## START TASK MATERIAL
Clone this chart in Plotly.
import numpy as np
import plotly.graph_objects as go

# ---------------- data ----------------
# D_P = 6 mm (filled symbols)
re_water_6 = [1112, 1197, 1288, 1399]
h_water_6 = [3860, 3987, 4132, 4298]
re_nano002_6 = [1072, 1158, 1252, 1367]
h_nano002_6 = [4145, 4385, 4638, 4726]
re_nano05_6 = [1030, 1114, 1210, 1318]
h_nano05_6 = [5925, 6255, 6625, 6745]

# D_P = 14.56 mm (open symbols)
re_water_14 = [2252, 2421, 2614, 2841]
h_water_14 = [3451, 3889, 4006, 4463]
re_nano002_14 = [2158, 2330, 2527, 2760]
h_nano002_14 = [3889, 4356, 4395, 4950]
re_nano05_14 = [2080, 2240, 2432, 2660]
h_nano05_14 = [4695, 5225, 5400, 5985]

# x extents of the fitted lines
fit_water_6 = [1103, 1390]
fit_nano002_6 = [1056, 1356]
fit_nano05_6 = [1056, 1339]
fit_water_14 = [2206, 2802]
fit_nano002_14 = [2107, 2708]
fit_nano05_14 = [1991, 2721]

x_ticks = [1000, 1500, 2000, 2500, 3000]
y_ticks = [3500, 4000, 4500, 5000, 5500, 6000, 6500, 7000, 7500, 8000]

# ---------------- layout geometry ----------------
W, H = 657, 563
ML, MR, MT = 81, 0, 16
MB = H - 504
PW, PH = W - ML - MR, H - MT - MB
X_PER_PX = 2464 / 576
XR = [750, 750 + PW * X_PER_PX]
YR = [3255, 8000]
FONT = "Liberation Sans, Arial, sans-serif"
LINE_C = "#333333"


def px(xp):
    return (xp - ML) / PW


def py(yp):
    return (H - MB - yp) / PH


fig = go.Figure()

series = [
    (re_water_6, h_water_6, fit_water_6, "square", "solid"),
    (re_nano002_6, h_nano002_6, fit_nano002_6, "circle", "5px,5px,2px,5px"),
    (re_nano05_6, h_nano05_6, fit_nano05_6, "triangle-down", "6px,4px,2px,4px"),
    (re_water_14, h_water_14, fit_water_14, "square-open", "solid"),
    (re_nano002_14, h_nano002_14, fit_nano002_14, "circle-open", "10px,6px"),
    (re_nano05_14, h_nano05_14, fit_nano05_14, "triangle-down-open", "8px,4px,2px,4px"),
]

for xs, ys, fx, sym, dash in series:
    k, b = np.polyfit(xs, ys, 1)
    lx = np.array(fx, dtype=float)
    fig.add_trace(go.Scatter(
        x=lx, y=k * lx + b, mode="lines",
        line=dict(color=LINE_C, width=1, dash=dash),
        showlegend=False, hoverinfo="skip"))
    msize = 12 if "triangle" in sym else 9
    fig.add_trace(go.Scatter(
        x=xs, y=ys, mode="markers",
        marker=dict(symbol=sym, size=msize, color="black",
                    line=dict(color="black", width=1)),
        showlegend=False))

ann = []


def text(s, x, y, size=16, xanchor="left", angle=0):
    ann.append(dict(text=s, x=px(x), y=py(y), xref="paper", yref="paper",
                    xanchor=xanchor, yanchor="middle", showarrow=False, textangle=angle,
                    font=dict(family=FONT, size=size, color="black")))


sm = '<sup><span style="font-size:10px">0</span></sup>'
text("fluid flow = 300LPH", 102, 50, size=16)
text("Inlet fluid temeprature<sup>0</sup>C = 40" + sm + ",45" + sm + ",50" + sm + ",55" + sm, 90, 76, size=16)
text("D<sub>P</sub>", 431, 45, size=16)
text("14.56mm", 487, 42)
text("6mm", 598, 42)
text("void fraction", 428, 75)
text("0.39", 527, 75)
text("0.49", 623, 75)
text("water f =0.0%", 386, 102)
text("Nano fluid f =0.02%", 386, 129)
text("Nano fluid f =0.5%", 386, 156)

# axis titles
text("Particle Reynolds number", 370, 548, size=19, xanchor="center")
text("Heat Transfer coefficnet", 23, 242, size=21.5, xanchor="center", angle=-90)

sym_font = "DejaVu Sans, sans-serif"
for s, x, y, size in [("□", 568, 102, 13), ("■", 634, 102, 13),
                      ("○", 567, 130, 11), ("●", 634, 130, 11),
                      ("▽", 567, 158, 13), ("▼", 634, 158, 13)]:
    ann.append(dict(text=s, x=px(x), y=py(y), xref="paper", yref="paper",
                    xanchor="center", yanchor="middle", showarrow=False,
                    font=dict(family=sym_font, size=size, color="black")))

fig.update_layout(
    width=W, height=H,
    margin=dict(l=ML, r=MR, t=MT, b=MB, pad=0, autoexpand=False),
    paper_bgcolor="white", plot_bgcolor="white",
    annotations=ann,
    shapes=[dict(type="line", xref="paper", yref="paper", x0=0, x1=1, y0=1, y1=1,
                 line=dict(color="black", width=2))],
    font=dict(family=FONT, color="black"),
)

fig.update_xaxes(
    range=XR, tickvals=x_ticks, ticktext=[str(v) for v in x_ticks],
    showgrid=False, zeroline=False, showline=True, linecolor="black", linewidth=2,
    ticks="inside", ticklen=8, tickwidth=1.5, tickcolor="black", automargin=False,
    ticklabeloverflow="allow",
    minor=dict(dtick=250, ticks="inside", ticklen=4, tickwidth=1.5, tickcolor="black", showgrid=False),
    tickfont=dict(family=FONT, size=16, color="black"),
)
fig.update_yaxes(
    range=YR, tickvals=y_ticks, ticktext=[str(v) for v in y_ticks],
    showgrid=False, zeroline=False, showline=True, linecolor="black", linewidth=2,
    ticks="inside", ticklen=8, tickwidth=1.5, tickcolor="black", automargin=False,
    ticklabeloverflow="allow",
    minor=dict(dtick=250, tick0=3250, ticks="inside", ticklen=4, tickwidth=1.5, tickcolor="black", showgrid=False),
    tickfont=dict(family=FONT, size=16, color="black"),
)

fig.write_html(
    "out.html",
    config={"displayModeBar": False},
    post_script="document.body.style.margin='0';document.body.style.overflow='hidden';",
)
## END TASK MATERIAL
## START TASK MATERIAL
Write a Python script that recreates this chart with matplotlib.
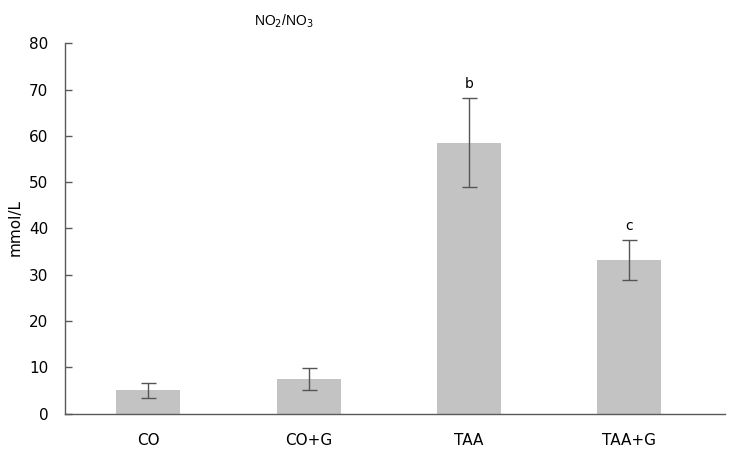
## END TASK MATERIAL
*GIVEN PROBLEM*: Your task is to extract exactly the lines starting at the line with "Clone this chart in Plotly." and ending at the line with "h_nano05_14 = [4695, 5225, 5400, 5985]", including both ends, and no other lines.

*THE COMPLETED TASK*:
Clone this chart in Plotly.
import numpy as np
import plotly.graph_objects as go

# ---------------- data ----------------
# D_P = 6 mm (filled symbols)
re_water_6 = [1112, 1197, 1288, 1399]
h_water_6 = [3860, 3987, 4132, 4298]
re_nano002_6 = [1072, 1158, 1252, 1367]
h_nano002_6 = [4145, 4385, 4638, 4726]
re_nano05_6 = [1030, 1114, 1210, 1318]
h_nano05_6 = [5925, 6255, 6625, 6745]

# D_P = 14.56 mm (open symbols)
re_water_14 = [2252, 2421, 2614, 2841]
h_water_14 = [3451, 3889, 4006, 4463]
re_nano002_14 = [2158, 2330, 2527, 2760]
h_nano002_14 = [3889, 4356, 4395, 4950]
re_nano05_14 = [2080, 2240, 2432, 2660]
h_nano05_14 = [4695, 5225, 5400, 5985]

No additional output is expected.